An exciting new monograph on Cuban-American artist Jorge Pardo documenting over 20 of his public projects in one volume for the first time, including 4166 Sea View Lane, Tecoh, L’Arlatan and many more.

 
 


With his eye-catching, eclectic outlook that expands the possibilities of everyday objects and spaces, Cuban-American artist Jorge Pardo has toed the line between designer, architect, and craftsman for over thirty years. From his signature sculptural lamps to his vibrant paintings to his wide-ranging installations, Pardo’s work engages viewers in visual delight while questioning distinctions between fine art and design. Nowhere is his dynamism on display at a greater scale than in his numerous public projects and commissions.

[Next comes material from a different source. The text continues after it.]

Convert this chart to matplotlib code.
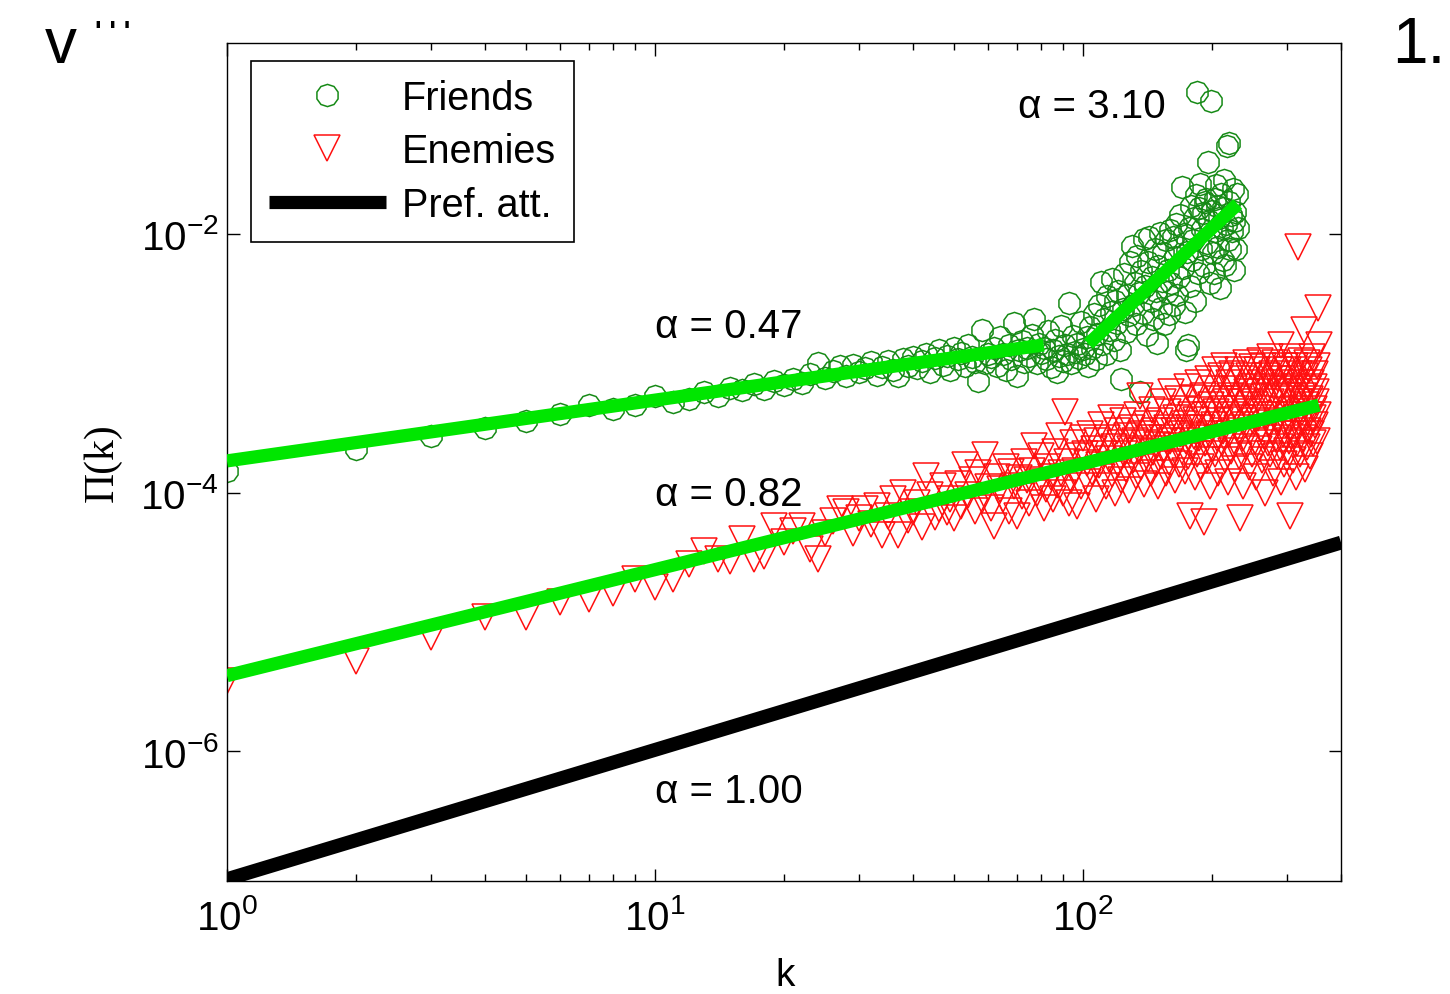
import numpy as np
import matplotlib
matplotlib.use('Agg')
import matplotlib.pyplot as plt
from matplotlib.lines import Line2D
from matplotlib.ticker import FixedLocator, LogLocator, NullLocator, LogFormatterSciNotation, NullFormatter

plt.rcParams['font.family'] = ['Liberation Sans', 'DejaVu Sans']
plt.rcParams['mathtext.fontset'] = 'stix'

# ---------------- data (log10 of Pi(k), one value per integer k) ----------------
friends_logpi = [
    -3.83, -3.66, -3.56, -3.50, -3.45, -3.39, -3.32, -3.35, -3.32, -3.25, -3.30, -3.28,
    -3.22, -3.25, -3.19, -3.21, -3.16, -3.20, -3.14, -3.17, -3.12, -3.15, -3.08, -3.00, -3.11,
    -3.06, -3.02, -3.10, -3.01, -3.07, -3.04, -2.99, -3.09, -3.03, -2.98, -3.05, -3.10, -2.97, -3.02, -2.95,
    -3.04, -2.98, -2.93, -3.07, -2.96, -2.90, -3.01, -2.94, -3.05, -2.88,
    -2.97, -2.92, -3.02, -2.86, -2.95, -2.99, -3.14, -2.74, -3.00, -2.93,
    -2.95, -2.88, -3.02, -2.80, -2.93, -3.05, -2.86, -2.97, -2.69, -3.10,
    -2.90, -2.83, -2.99, -2.88, -2.94, -2.78, -2.66, -3.00, -2.85, -2.92,
    -2.88, -2.97, -2.75, -3.03, -2.90, -2.82, -3.07, -2.94, -2.71, -2.98,
    -2.86, -2.93, -2.53, -3.00, -2.79, -2.91, -2.85, -2.96, -2.68, -2.89,
    -2.93, -2.80, -3.02, -2.72, -2.88, -2.62, -2.97, -2.77, -2.55, -2.37,
    -2.85, -2.66, -2.93, -2.48, -2.74, -2.60, -2.35, -2.82, -2.52, -2.69,
    -2.44, -2.90, -3.12, -2.58, -2.31, -2.76, -2.47, -2.63, -2.22, -2.09,
    -2.55, -2.38, -2.70, -2.17, -2.46, -3.22, -2.29, -2.61, -2.04, -2.40,
    -2.78, -2.22, -2.02, -2.52, -2.33, -2.66, -2.12, -2.44, -2.84, -2.25,
    -1.99, -2.57, -2.36, -2.15, -2.70, -2.05, -2.45, -2.28, -2.62, -1.97,
    -2.38, -2.02, -2.55, -2.18, -1.92, -2.47, -2.10, -2.33, -1.85, -1.64,
    -2.26, -2.00, -2.60, -2.90, -2.14, -2.86, -1.95, -2.40, -1.78, -2.20,
    -2.05, -1.88, -2.52, -1.70, -0.90, -2.30, -1.80, -1.61, -2.12, -1.96,
    -1.84, -2.25, -1.75, -1.73, -2.07, -1.44, -1.90, -2.38, -0.97, -1.82,
    -2.15, -2.30, -1.73, -1.98, -1.62, -1.78, -2.10, -1.88, -2.42, -1.69,
    -1.95, -2.20, -1.80, -1.58, -2.24, -1.92, -1.32, -2.05, -1.30, -1.75,
    -2.12, -1.85, -1.98, -1.65, -2.28, -1.90, -1.83, -2.12, -1.69, -1.95,
]
friends_k = list(range(1, len(friends_logpi) + 1))

enemies_logpi = [
    -5.46, -5.30, -5.12, -4.96, -4.96, -4.85, -4.82, -4.78, -4.67, -4.73, -4.67, -4.55,
    -4.45, -4.51, -4.53, -4.36, -4.51, -4.49, -4.26, -4.38, -4.30, -4.26, -4.44, -4.51, -4.31,
    -4.22, -4.13, -4.15, -4.31, -4.20,
    -4.13, -4.24, -4.10, -4.33, -4.18, -4.05, -4.33, -4.00, -4.21, -4.15,
    -4.08, -4.27, -3.87, -4.02, -4.19, -4.13, -3.95, -4.15, -4.05, -4.20,
    -3.93, -4.10, -3.79, -4.02, -3.90, -4.14, -3.85, -4.06, -3.71, -3.96,
    -4.12, -4.26, -3.88, -3.97, -4.05, -3.80, -4.14, -3.84, -3.95, -4.18,
    -3.89, -4.03, -3.76, -3.90, -4.08, -3.83, -3.64, -4.00, -3.92, -3.72,
    -4.12, -3.97, -3.80, -3.88, -4.05, -3.69, -3.94, -3.56, -3.85, -4.00,
    -3.38, -3.76, -4.08, -3.90, -3.62, -3.83, -4.10, -3.72, -3.95, -3.58,
    -3.70, -3.77, -3.92, -3.55, -3.84, -3.66, -4.05, -3.60, -3.79, -3.48,
    -3.88, -3.70, -3.95, -3.58, -3.74, -3.42, -3.86, -3.65, -4.00, -3.52,
    -3.78, -3.62, -3.90, -3.45, -3.70, -3.82, -3.56, -3.98, -3.66, -3.50,
    -3.75, -3.60, -3.87, -3.40, -3.68, -3.25, -3.80, -3.55, -3.93, -3.62,
    -3.47, -3.74, -3.58, -3.85, -3.36, -3.69, -3.52, -3.78, -3.63, -3.95,
    -3.45, -3.72, -3.58, -3.30, -3.66, -3.85, -3.50, -3.38, -3.76, -3.60,
    -3.22, -3.70, -3.52, -3.90, -3.42, -3.64, -3.28, -3.78, -3.55, -3.68,
    -3.35, -3.47, -3.83, -3.60, -3.18, -3.72, -3.50, -4.18, -3.40, -3.63,
    -3.27, -3.56, -3.88, -3.44, -3.70, -3.15, -3.58, -3.36, -3.80, -3.50,
    -3.25, -4.23, -3.62, -3.40, -3.75, -3.12, -3.55, -3.95, -3.32, -3.66,
    -3.20, -3.48, -3.70, -3.05, -3.38, -3.58, -3.85, -3.28, -3.45, -3.10,
    -3.62, -3.35, -3.52, -3.02, -3.75, -3.30, -3.44, -3.92, -3.15, -3.55,
    -3.25, -3.68, -3.08, -3.40, -3.60, -3.20, -3.82, -3.35, -3.50, -3.05,
    -3.72, -3.28, -4.20, -3.42, -3.12, -3.58, -3.95, -3.30, -3.48, -3.00,
    -3.65, -3.22, -3.38, -3.80, -3.10, -3.52, -3.26, -3.70, -3.03, -3.45,
    -3.18, -3.60, -3.32, -3.88, -3.05, -3.42, -3.22, -3.66, -2.98, -3.50,
    -3.15, -3.75, -3.35, -3.02, -3.56, -3.25, -4.00, -3.40, -3.10, -3.62,
    -3.20, -3.46, -2.95, -3.70, -3.30, -3.08, -3.52, -3.85, -3.18, -3.40,
    -3.00, -3.58, -3.26, -3.72, -3.12, -3.45, -3.05, -3.65, -3.22, -3.92,
    -2.86, -3.36, -3.55, -3.15, -3.78, -3.28, -3.02, -3.48, -3.68, -3.20,
    -3.40, -3.05, -3.60, -3.25, -4.18, -3.12, -3.50, -2.95, -3.35, -3.75,
    -3.18, -3.55, -3.02, -3.42, -3.88, -3.22, -3.62, -2.10, -3.30, -3.08,
    -3.48, -3.70, -3.15, -2.98, -3.38, -3.58, -3.25, -2.74, -3.45, -3.82,
    -3.10, -3.32, -3.65, -3.00, -3.20, -3.52, -3.40, -3.05, -3.72, -3.28,
    -3.15, -3.55, -2.95, -3.42, -3.62, -3.18, -3.35, -3.08, -3.48, -3.22,
    -3.30, -3.60, -3.02, -2.57, -3.40, -2.86,
]
enemies_k = list(range(1, len(enemies_logpi) + 1))

# fitted power laws: log10 Pi = logc + alpha*log10 k over [kmin, kmax]
fit_alpha = [0.47, 3.10, 0.82]
fit_logc = [-3.755, -9.09, -5.416]
fit_kmin = [1, 103, 1]
fit_kmax = [81, 230, 356]

pref_alpha = 1.00
pref_logc = -6.99
pref_kmin, pref_kmax = 1, 401

alpha_labels = ['α = 0.47', 'α = 3.10', 'α = 0.82', 'α = 1.00']
legend_labels = ['Friends', 'Enemies', 'Pref. att.']

# ---------------- figure ----------------
W, H = 1450, 995
fig = plt.figure(figsize=(W / 100, H / 100), dpi=100)
ax = fig.add_axes([227 / W, 1 - 882 / H, (1341 - 227) / W, (882 - 44) / H])
ax.set_xscale('log')
ax.set_yscale('log')

fr_col = '#168a16'
en_col = '#ff1010'
fit_col = '#00e600'
circ_ms, tri_ms = 16, 19

ax.plot(friends_k, 10 ** np.array(friends_logpi), linestyle='none', marker=(10, 0, 0),
        ms=circ_ms, mfc='none', mec=fr_col, mew=1.1, zorder=2)
ax.plot(enemies_k, 10 ** np.array(enemies_logpi), linestyle='none', marker='v',
        ms=tri_ms, mfc='none', mec=en_col, mew=1.1, zorder=2)

for a, c, k0, k1 in zip(fit_alpha, fit_logc, fit_kmin, fit_kmax):
    kk = np.array([k0, k1], dtype=float)
    ax.plot(kk, 10 ** (c + a * np.log10(kk)), color=fit_col, lw=9.5,
            solid_capstyle='butt', zorder=3)

kk = np.array([pref_kmin, pref_kmax], dtype=float)
ax.plot(kk, 10 ** (pref_logc + pref_alpha * np.log10(kk)), color='black', lw=10,
        solid_capstyle='butt', zorder=4)

ax.set_xlim(1, 10 ** 2.603)
ax.set_ylim(10 ** -7.004, 10 ** -0.523)

ax.yaxis.set_major_locator(FixedLocator([1e-6, 1e-4, 1e-2]))
ax.yaxis.set_minor_locator(NullLocator())
ax.yaxis.set_major_formatter(LogFormatterSciNotation())
ax.xaxis.set_major_locator(LogLocator(base=10, numticks=10))
ax.xaxis.set_minor_locator(LogLocator(base=10, subs=np.arange(2, 10), numticks=20))
ax.xaxis.set_minor_formatter(NullFormatter())

ax.tick_params(which='both', direction='in', top=True, right=True, width=1.0, colors='black')
ax.tick_params(which='major', length=9, labelsize=29)
ax.tick_params(which='minor', length=5)
ax.tick_params(axis='x', which='major', pad=12)
ax.tick_params(axis='y', which='major', pad=6)
for s in ax.spines.values():
    s.set_linewidth(1.0)
    s.set_color('black')

# alpha annotations
afs = 29
ax.text(10, 10 ** -2.711, alpha_labels[0], fontsize=afs, ha='left', va='center')
ax.text(70.5, 10 ** -1.010, alpha_labels[1], fontsize=afs, ha='left', va='center')
ax.text(10, 10 ** -4.011, alpha_labels[2], fontsize=afs, ha='left', va='center')
ax.text(10, 10 ** -6.308, alpha_labels[3], fontsize=afs, ha='left', va='center')

# legend
handles = [
    Line2D([], [], linestyle='none', marker=(10, 0, 0), ms=circ_ms, mfc='none', mec=fr_col, mew=1.1),
    Line2D([], [], linestyle='none', marker='v', ms=tri_ms, mfc='none', mec=en_col, mew=1.1),
    Line2D([], [], color='black', lw=9.5, solid_capstyle='butt'),
]
leg = ax.legend(handles, legend_labels, loc='upper left',
                bbox_to_anchor=((251 - 227) / 1114, (882 - 62) / 838),
                borderaxespad=0, fontsize=28.5, handlelength=2.95, handletextpad=0.42,
                borderpad=0.45, labelspacing=0.39, numpoints=1, fancybox=False,
                framealpha=1, edgecolor='black')
leg.get_frame().set_linewidth(1.2)

# axis labels
fig.text(102 / W, 1 - 463 / H, 'Π(k)', rotation=90, ha='center', va='center',
         fontsize=30, family=['Liberation Serif', 'DejaVu Serif'])
fig.text(785 / W, 1 - 994 / H, 'k', ha='center', va='bottom', fontsize=28)

# page fragments around the figure
fig.text(45 / W, 1 - 63 / H, 'v', ha='left', va='baseline', fontsize=46)
fig.text(95 / W, 1 - 40 / H, "' ' '", ha='left', va='baseline', fontsize=20, fontweight='bold')
fig.text(1392 / W, 1 - 63 / H, '1.', ha='left', va='baseline', fontsize=46)

fig.savefig('out.png', dpi=100)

Jorge Pardo: Public Projects and Commissions, 1996–2018—the first monograph to focus strictly on the artist’s public works—documents, in extensive detail, twenty-four seminal projects and installations from Pardo’s oeuvre. In nearly 300 richly illustrated pages with over 200 full-color reproductions, including specially commissioned photographs, the book takes a close look at the private residences, museum installations, city squares, cafés, and other commissions that Pardo transformed with his energetic touch. These projects include 4166 Sea View Lane, Pardo’s earliest public work; his famous redesign of the Dia Center for the Arts lobby in New York City; and Tecoh, one of his most ambitious and largest works to date. Alongside text contributions by Emma Enderby, Maja Hoffman, and Ian Volner, Jorge Pardo also presents twelve of the artist’s never-before-seen “unrealized projects,” discussed in conversation with curator and art historian Hans Ulrich Obrist. Designed by Garrick Gott, the colorful pages are housed between a raised cover that replicates the mosaic tile floor of the boutique hotel L’Arlatan, one of the artist’s most celebrated accomplishments.